• [TASK TO COMPLETE]:
Copy every line from the material below that holds "this".
--- START RECORD EXCERPTS ---
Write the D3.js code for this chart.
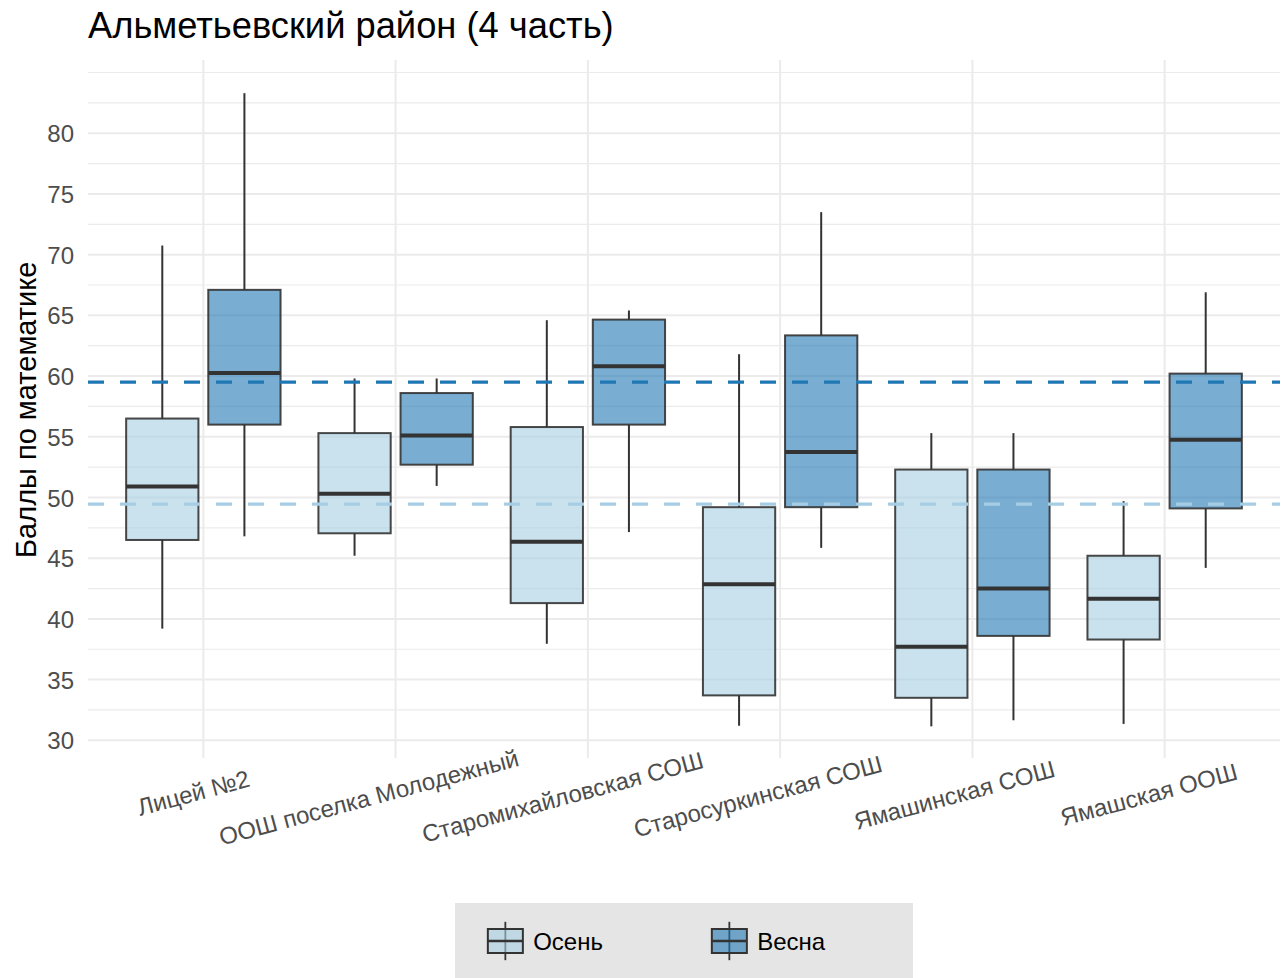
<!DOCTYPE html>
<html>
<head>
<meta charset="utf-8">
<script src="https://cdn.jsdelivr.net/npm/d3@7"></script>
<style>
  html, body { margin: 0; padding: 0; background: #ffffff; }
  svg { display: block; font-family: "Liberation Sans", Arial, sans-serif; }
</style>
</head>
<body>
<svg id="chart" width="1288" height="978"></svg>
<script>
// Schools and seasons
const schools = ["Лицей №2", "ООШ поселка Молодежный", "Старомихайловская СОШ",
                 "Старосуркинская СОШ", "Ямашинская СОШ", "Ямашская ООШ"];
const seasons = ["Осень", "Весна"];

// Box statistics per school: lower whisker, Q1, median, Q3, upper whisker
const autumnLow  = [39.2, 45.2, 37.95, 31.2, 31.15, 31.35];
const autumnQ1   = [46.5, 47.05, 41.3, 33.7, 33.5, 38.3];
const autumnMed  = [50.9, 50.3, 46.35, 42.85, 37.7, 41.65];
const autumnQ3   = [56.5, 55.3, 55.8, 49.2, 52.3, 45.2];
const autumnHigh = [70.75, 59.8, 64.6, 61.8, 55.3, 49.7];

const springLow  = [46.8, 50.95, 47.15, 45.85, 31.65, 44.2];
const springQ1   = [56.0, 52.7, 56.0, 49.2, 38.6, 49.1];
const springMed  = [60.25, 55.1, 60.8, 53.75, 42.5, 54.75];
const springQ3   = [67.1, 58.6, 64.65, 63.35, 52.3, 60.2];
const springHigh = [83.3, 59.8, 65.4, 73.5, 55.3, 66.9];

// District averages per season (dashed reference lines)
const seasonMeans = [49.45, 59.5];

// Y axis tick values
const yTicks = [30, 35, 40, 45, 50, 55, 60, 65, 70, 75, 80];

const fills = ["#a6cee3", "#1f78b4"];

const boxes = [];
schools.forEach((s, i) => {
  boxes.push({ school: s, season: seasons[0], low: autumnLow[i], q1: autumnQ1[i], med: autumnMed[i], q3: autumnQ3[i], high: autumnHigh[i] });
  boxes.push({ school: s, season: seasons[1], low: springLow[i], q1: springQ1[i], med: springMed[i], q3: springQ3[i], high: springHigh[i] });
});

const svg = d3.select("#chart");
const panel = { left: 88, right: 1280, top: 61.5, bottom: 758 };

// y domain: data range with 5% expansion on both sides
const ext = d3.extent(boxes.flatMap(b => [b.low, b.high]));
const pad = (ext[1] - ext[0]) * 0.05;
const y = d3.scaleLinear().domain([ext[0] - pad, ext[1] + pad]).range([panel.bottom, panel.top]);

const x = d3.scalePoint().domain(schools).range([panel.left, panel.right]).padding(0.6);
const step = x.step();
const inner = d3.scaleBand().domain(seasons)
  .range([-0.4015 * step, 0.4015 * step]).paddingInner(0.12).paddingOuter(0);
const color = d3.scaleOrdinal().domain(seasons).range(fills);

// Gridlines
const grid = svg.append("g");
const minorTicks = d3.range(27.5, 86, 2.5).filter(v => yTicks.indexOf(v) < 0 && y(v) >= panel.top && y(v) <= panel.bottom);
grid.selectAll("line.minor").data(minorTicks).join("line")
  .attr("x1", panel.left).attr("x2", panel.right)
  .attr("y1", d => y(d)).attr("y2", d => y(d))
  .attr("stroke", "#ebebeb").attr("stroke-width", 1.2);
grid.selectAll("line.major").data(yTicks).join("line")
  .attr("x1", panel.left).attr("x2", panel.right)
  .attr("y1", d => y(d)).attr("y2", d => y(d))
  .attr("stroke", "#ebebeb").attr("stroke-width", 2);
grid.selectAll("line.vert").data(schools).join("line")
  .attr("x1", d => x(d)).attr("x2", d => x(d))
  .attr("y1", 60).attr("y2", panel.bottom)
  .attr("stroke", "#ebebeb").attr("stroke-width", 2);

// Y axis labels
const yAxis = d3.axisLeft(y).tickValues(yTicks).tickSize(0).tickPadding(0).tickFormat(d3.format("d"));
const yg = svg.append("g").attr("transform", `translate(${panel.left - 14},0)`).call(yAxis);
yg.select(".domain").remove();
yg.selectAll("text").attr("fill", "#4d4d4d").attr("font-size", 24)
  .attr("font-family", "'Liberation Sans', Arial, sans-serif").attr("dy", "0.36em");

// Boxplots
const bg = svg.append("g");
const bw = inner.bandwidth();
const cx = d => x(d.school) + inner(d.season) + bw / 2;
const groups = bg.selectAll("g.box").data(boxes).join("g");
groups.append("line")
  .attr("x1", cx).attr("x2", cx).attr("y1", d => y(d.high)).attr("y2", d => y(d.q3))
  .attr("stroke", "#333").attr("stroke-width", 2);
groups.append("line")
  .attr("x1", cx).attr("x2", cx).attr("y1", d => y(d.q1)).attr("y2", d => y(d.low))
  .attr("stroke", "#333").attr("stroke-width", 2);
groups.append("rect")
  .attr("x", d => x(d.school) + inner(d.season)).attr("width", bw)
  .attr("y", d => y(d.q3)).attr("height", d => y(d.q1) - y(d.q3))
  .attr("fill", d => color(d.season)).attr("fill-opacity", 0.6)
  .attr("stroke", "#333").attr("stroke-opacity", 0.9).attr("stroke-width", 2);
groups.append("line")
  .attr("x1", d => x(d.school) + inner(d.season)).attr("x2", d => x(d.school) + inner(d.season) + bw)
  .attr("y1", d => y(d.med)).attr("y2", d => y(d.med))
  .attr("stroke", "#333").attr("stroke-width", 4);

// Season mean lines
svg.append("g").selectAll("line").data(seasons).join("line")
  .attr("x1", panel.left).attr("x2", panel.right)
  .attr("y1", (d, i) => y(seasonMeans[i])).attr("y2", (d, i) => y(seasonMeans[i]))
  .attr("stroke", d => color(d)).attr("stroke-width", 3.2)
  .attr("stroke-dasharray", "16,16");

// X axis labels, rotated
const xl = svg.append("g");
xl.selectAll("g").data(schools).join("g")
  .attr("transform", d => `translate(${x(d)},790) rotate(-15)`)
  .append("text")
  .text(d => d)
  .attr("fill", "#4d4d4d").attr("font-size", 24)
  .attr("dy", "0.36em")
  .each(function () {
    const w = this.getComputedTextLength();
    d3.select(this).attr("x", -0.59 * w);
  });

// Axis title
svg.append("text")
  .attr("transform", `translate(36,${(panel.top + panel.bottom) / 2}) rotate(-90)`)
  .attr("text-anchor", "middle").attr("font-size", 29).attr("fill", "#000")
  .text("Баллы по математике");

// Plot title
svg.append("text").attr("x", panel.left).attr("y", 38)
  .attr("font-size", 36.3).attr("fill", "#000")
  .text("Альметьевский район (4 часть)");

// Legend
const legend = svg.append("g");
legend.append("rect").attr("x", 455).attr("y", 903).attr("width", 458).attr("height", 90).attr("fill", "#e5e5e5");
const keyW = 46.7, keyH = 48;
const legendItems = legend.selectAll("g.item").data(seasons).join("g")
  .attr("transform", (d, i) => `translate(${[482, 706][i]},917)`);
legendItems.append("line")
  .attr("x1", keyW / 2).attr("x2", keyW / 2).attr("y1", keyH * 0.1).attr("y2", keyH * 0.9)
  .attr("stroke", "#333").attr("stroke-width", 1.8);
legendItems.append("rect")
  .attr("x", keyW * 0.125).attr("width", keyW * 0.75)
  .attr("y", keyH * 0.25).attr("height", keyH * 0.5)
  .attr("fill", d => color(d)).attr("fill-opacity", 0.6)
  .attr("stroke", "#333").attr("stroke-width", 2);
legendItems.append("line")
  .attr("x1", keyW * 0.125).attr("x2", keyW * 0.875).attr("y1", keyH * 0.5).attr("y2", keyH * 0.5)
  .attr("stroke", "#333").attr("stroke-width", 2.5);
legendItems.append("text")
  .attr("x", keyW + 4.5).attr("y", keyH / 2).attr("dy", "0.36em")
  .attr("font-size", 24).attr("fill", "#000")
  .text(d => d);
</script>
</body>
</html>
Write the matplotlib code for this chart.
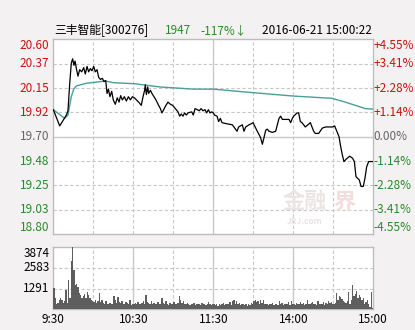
--- END RECORD EXCERPTS ---
• [EXERCISE SOLUTION]:
Write the D3.js code for this chart.
    const w = this.getComputedTextLength();
    d3.select(this).attr("x", -0.59 * w);
Write the matplotlib code for this chart.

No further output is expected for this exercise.